▸ **GIVEN PROBLEM**: Transcribe exactly the lines from the one containing "Give me the" through the one containing "0.5,0.3,0.6,0.4,0.5,0.3,0.4,0.5,0.3,0.4,0.3];", both included, and leave out any pictures.

▸ **MATERIALS PROVIDED**:
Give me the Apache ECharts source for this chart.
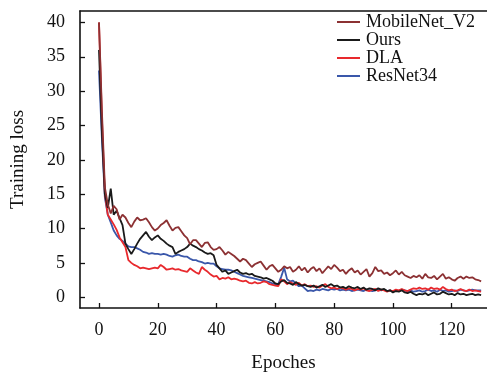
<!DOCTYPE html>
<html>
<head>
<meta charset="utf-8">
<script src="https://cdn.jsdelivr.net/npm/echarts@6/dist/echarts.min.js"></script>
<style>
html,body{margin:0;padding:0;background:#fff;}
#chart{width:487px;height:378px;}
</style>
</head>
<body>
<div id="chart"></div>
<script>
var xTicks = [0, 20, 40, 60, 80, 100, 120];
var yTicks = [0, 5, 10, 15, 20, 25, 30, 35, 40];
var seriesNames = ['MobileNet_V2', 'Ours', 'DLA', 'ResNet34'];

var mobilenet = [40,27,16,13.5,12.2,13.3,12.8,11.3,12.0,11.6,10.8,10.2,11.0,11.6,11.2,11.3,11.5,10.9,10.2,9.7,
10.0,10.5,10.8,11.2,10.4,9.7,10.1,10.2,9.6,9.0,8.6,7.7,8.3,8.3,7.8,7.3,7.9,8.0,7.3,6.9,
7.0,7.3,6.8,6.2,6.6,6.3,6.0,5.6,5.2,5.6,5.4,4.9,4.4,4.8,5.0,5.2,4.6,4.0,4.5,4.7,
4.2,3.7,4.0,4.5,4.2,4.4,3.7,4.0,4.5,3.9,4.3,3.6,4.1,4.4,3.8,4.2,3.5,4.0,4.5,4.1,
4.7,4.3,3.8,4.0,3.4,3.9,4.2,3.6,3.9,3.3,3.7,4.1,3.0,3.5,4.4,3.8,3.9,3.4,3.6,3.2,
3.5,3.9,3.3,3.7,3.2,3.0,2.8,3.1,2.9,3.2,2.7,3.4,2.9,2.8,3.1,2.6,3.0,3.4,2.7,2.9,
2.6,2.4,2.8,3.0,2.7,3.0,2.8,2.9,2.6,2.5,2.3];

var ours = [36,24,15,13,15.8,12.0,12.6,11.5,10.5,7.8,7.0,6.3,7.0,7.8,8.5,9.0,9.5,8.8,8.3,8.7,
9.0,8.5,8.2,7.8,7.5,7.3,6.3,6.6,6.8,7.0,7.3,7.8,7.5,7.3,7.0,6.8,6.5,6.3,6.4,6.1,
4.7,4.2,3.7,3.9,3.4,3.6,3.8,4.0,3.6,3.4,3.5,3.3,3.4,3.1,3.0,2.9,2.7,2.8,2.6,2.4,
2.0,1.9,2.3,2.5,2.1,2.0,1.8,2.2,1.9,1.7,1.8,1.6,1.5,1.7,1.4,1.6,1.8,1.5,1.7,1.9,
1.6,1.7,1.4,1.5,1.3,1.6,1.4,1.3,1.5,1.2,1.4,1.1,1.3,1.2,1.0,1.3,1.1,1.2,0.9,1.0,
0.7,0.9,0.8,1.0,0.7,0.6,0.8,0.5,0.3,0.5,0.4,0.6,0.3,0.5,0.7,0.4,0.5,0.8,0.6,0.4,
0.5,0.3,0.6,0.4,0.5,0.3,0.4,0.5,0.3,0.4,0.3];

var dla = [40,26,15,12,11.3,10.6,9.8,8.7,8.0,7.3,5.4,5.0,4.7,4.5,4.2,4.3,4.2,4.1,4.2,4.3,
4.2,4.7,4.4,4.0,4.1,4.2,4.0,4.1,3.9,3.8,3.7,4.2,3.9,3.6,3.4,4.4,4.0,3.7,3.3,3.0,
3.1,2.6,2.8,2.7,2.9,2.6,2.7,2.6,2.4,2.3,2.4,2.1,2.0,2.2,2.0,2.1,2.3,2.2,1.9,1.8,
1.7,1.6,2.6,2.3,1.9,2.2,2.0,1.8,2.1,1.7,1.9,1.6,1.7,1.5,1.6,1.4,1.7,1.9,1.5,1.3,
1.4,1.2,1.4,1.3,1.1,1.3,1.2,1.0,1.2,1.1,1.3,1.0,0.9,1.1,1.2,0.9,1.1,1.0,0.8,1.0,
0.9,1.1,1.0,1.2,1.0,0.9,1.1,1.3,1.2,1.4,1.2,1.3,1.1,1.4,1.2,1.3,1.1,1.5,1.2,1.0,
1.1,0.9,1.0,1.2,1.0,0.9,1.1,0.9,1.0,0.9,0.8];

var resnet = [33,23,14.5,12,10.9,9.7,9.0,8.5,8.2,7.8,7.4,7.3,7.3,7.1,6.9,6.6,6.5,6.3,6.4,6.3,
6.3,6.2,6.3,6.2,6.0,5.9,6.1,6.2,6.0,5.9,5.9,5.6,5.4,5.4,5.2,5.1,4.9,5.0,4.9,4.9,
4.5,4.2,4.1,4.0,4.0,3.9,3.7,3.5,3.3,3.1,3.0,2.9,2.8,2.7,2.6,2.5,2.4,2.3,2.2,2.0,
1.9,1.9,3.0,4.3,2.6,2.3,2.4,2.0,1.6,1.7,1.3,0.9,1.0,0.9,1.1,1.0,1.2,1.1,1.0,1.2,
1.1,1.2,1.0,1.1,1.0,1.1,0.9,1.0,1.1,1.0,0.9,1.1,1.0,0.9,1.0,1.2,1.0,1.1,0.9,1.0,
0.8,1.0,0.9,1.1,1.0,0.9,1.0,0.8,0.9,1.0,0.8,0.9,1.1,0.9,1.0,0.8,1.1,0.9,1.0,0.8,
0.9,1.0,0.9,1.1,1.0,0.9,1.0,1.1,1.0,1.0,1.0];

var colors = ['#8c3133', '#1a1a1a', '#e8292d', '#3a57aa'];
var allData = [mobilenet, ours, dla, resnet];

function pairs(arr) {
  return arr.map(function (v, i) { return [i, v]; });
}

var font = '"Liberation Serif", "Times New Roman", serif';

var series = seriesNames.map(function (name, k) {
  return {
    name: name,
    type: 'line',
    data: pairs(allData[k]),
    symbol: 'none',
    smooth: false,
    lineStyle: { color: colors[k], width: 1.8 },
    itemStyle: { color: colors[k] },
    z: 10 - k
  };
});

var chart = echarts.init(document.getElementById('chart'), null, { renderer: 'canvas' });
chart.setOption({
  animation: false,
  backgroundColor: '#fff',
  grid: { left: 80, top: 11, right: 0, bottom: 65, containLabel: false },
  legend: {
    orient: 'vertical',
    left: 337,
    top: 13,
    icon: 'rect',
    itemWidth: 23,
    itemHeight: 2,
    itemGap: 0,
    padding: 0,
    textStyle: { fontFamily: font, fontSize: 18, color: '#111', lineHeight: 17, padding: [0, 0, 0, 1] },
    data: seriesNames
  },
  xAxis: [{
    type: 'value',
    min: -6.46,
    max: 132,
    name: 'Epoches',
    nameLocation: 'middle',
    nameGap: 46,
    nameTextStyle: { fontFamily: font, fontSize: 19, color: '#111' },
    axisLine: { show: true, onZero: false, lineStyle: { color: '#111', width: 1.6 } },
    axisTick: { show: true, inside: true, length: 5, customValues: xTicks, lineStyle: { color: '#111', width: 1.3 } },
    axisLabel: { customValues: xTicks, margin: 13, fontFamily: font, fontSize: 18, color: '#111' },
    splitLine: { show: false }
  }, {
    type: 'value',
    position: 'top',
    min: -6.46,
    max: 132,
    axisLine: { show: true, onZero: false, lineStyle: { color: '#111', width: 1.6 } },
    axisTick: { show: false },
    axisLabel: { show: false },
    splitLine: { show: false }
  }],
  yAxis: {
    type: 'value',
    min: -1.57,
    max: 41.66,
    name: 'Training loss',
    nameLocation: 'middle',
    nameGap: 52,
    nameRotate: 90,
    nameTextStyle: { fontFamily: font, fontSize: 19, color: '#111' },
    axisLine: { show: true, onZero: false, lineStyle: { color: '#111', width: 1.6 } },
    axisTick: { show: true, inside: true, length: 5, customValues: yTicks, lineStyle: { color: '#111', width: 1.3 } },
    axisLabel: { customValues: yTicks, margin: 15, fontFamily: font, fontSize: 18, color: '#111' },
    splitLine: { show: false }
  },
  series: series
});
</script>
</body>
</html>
==
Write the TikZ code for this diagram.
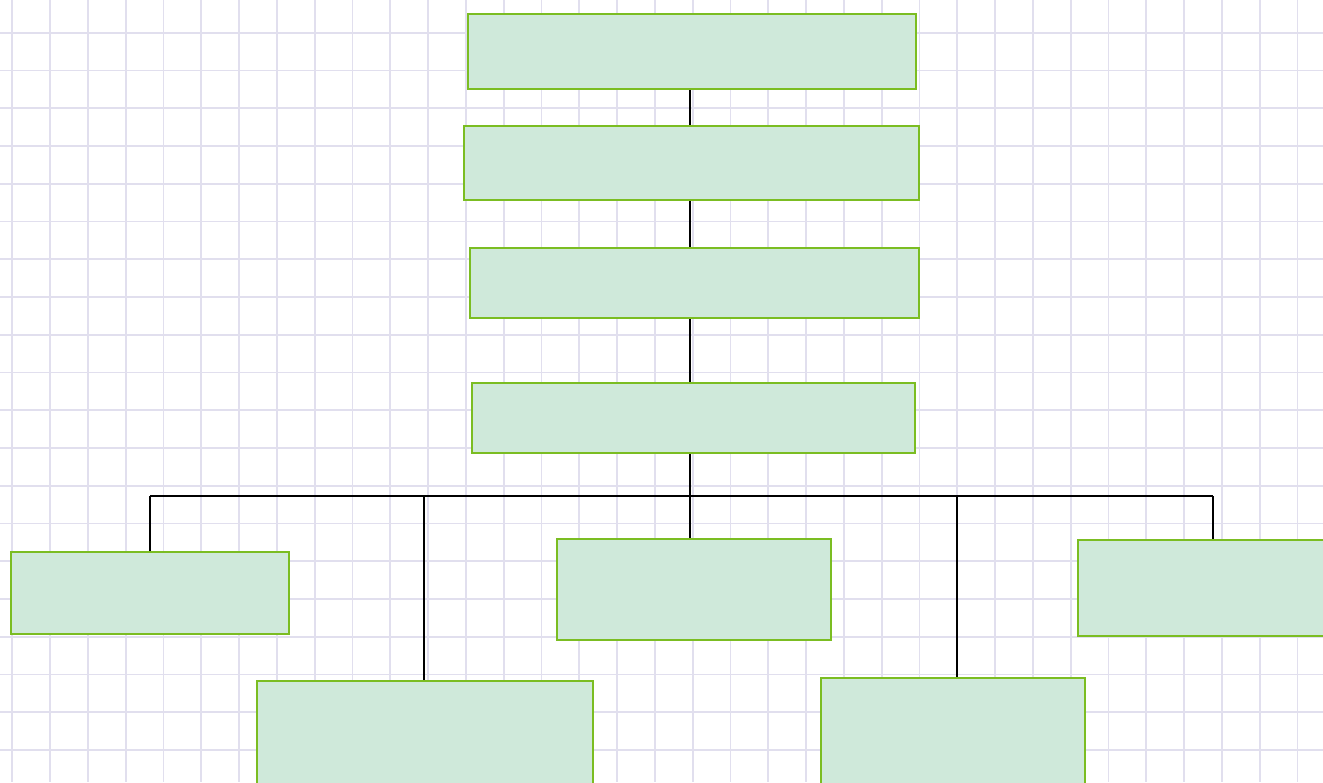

▸ **SOLUTION FOR THIS EXERCISE**:
Give me the Apache ECharts source for this chart.
<!DOCTYPE html>
<html>
<head>
<meta charset="utf-8">
<script src="https://cdn.jsdelivr.net/npm/echarts@6/dist/echarts.min.js"></script>
<style>
html,body{margin:0;padding:0;background:#fff;}
#chart{width:487px;height:378px;}
</style>
</head>
<body>
<div id="chart"></div>
<script>
var xTicks = [0, 20, 40, 60, 80, 100, 120];
var yTicks = [0, 5, 10, 15, 20, 25, 30, 35, 40];
var seriesNames = ['MobileNet_V2', 'Ours', 'DLA', 'ResNet34'];

var mobilenet = [40,27,16,13.5,12.2,13.3,12.8,11.3,12.0,11.6,10.8,10.2,11.0,11.6,11.2,11.3,11.5,10.9,10.2,9.7,
10.0,10.5,10.8,11.2,10.4,9.7,10.1,10.2,9.6,9.0,8.6,7.7,8.3,8.3,7.8,7.3,7.9,8.0,7.3,6.9,
7.0,7.3,6.8,6.2,6.6,6.3,6.0,5.6,5.2,5.6,5.4,4.9,4.4,4.8,5.0,5.2,4.6,4.0,4.5,4.7,
4.2,3.7,4.0,4.5,4.2,4.4,3.7,4.0,4.5,3.9,4.3,3.6,4.1,4.4,3.8,4.2,3.5,4.0,4.5,4.1,
4.7,4.3,3.8,4.0,3.4,3.9,4.2,3.6,3.9,3.3,3.7,4.1,3.0,3.5,4.4,3.8,3.9,3.4,3.6,3.2,
3.5,3.9,3.3,3.7,3.2,3.0,2.8,3.1,2.9,3.2,2.7,3.4,2.9,2.8,3.1,2.6,3.0,3.4,2.7,2.9,
2.6,2.4,2.8,3.0,2.7,3.0,2.8,2.9,2.6,2.5,2.3];

var ours = [36,24,15,13,15.8,12.0,12.6,11.5,10.5,7.8,7.0,6.3,7.0,7.8,8.5,9.0,9.5,8.8,8.3,8.7,
9.0,8.5,8.2,7.8,7.5,7.3,6.3,6.6,6.8,7.0,7.3,7.8,7.5,7.3,7.0,6.8,6.5,6.3,6.4,6.1,
4.7,4.2,3.7,3.9,3.4,3.6,3.8,4.0,3.6,3.4,3.5,3.3,3.4,3.1,3.0,2.9,2.7,2.8,2.6,2.4,
2.0,1.9,2.3,2.5,2.1,2.0,1.8,2.2,1.9,1.7,1.8,1.6,1.5,1.7,1.4,1.6,1.8,1.5,1.7,1.9,
1.6,1.7,1.4,1.5,1.3,1.6,1.4,1.3,1.5,1.2,1.4,1.1,1.3,1.2,1.0,1.3,1.1,1.2,0.9,1.0,
0.7,0.9,0.8,1.0,0.7,0.6,0.8,0.5,0.3,0.5,0.4,0.6,0.3,0.5,0.7,0.4,0.5,0.8,0.6,0.4,
0.5,0.3,0.6,0.4,0.5,0.3,0.4,0.5,0.3,0.4,0.3];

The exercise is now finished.